Written request. Write each line of the material exactly as given, from the top through the line that contains "ax.axhline(yv, color='#222222', linewidth=1.2, zorder=1)", and omit all pictures.

Data lines.
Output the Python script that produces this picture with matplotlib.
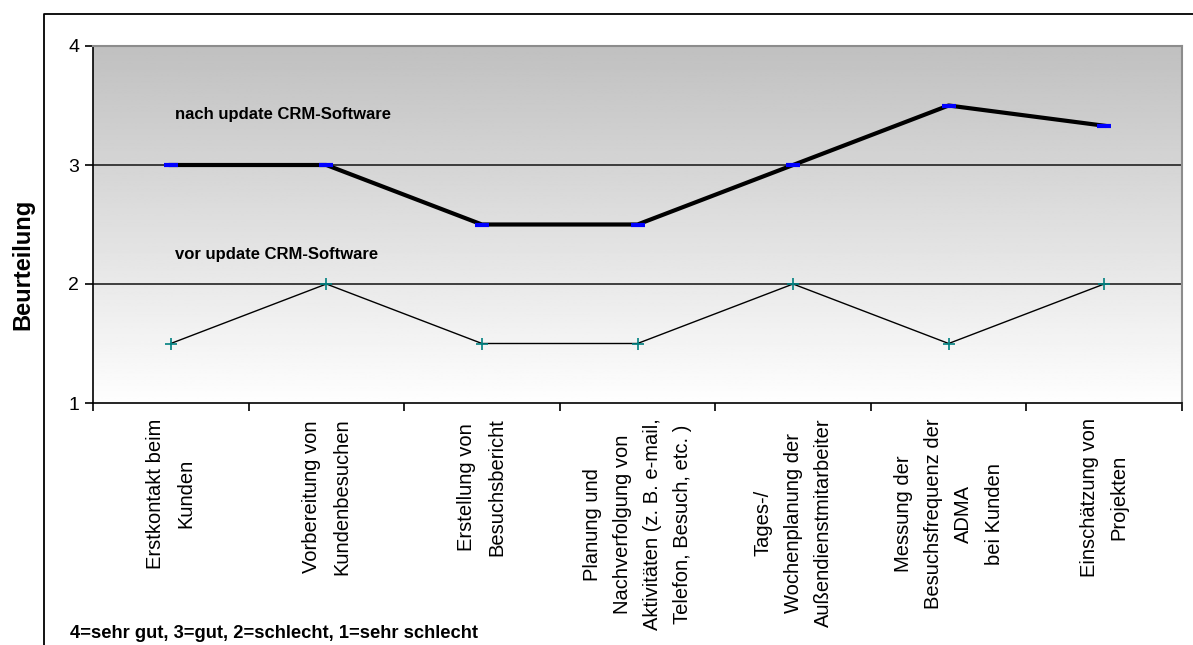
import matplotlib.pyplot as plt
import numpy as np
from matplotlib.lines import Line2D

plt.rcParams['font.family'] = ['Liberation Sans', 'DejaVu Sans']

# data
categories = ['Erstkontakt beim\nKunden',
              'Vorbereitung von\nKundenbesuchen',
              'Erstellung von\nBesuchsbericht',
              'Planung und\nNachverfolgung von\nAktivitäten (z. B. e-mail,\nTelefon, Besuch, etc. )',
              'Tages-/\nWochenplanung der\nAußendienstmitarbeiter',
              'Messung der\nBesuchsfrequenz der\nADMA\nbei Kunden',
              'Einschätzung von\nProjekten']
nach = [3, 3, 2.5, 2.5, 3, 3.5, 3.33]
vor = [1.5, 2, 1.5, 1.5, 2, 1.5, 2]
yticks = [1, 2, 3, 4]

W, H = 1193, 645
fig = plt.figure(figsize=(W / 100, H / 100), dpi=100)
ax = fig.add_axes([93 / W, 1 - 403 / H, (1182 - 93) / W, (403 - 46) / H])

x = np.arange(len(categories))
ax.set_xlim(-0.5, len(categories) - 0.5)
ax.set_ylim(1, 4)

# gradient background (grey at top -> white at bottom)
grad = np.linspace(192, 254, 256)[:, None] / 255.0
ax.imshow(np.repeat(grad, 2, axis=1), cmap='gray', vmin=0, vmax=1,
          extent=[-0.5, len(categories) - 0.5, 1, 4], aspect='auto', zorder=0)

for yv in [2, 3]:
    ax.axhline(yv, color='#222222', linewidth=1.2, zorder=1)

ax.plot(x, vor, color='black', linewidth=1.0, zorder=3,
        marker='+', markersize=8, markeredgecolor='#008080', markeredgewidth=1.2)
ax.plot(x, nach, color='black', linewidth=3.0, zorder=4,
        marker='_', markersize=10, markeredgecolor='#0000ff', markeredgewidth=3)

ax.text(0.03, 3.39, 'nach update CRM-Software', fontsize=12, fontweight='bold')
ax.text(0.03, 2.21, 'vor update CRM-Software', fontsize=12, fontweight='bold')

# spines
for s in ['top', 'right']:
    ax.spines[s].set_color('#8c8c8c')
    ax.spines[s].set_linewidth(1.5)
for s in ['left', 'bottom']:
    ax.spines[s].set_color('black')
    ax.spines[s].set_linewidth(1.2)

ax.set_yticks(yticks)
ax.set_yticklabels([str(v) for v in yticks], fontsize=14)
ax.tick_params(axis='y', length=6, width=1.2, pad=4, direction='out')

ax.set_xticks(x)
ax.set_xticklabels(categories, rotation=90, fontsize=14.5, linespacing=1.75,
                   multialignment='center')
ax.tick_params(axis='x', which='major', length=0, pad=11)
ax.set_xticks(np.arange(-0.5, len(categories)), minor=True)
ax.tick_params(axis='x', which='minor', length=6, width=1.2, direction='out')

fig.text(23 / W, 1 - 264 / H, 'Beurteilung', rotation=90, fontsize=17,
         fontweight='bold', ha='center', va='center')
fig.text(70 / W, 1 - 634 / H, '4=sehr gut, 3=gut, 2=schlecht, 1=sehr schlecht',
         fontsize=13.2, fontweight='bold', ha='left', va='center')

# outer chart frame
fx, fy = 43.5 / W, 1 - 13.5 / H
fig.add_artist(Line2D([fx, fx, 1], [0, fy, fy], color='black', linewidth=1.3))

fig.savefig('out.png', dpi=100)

The reply.
Output the Python script that produces this picture with matplotlib.
import matplotlib.pyplot as plt
import numpy as np
from matplotlib.lines import Line2D

plt.rcParams['font.family'] = ['Liberation Sans', 'DejaVu Sans']

# data
categories = ['Erstkontakt beim\nKunden',
              'Vorbereitung von\nKundenbesuchen',
              'Erstellung von\nBesuchsbericht',
              'Planung und\nNachverfolgung von\nAktivitäten (z. B. e-mail,\nTelefon, Besuch, etc. )',
              'Tages-/\nWochenplanung der\nAußendienstmitarbeiter',
              'Messung der\nBesuchsfrequenz der\nADMA\nbei Kunden',
              'Einschätzung von\nProjekten']
nach = [3, 3, 2.5, 2.5, 3, 3.5, 3.33]
vor = [1.5, 2, 1.5, 1.5, 2, 1.5, 2]
yticks = [1, 2, 3, 4]

W, H = 1193, 645
fig = plt.figure(figsize=(W / 100, H / 100), dpi=100)
ax = fig.add_axes([93 / W, 1 - 403 / H, (1182 - 93) / W, (403 - 46) / H])

x = np.arange(len(categories))
ax.set_xlim(-0.5, len(categories) - 0.5)
ax.set_ylim(1, 4)

# gradient background (grey at top -> white at bottom)
grad = np.linspace(192, 254, 256)[:, None] / 255.0
ax.imshow(np.repeat(grad, 2, axis=1), cmap='gray', vmin=0, vmax=1,
          extent=[-0.5, len(categories) - 0.5, 1, 4], aspect='auto', zorder=0)

for yv in [2, 3]:
    ax.axhline(yv, color='#222222', linewidth=1.2, zorder=1)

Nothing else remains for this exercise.